From then on, despite dipping its toes in the direct online sales game, Compaq was regarded by distributors and resellers alike as the best supporter of the channel among the big-name brands. In light of this, there is no surprise for us in the fact that Compaq consistently rated number one in Australian PC sales.
Now Bill is stepping up to the plate of an HP business unit that is probably looking to turn over around $1.2 billion annually and employ about 350- 400 staff, according to sources. That is a big job. He has arrived in the major league and only time will tell if he will be struck out swinging or whether he hits a grand slam homer.
Bill's positive channel attitude is probably a good recipe for HP's personal systems group. If he can unite the marketing savvy of Compaq and the brand recognition and conservative business systems of HP it will be undoubtedly be good for the post-merger company's channel partners, but there are still a number of challenges along the way.
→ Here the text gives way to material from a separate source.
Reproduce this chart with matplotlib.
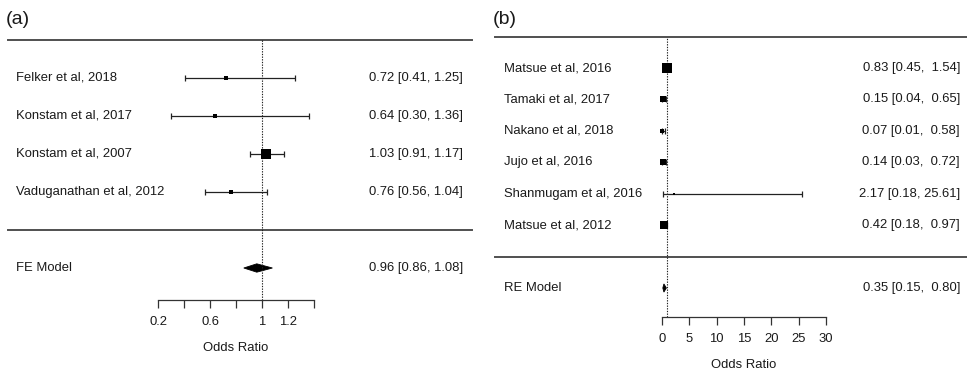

Compaq management in Australia operated in a fairly autonomous manner, whereas under the HP wing they will be under much closer scrutiny from regional headquarters in Singapore. Mistakes, budget misses and communications lapses will be monitored, noted and not tolerated.
Compaq staff may have secured the lion's share of the senior management positions in this country but it will be extremely interesting to see whether the two cultures mix - one born out of Texas in an over-hyped era of growth, and the other originating in California in the far more conservative post-war years.
While Rebekah O'Flaherty, Bill's HP equivalent in IPG, is under the same pressure to perform, she is an ex-HP employee. She therefore understands the culture and has the contacts upstairs. Also, the size of the business she is responsible for hasn't grown so dramatically. I'm told by sources that her business unit is looking to generate about $500 million annually, which is not too much more than it was pre-merger.
It is my understanding that nobody is expecting one plus one to equal two in the post-merger PSG organisation. The sum is expected to total about 1.7 but there will be little time for Bill to ponder the significance of that number. To achieve sales of $1.2 billion he will be relying on his good old friend, the channel, which still needs to be sorted out. The process of mapping, auditing and eventually trimming distributors and tier-one resellers is now under way.
Several key players will be waiting with bated breath to see what the outcome of these processes will be.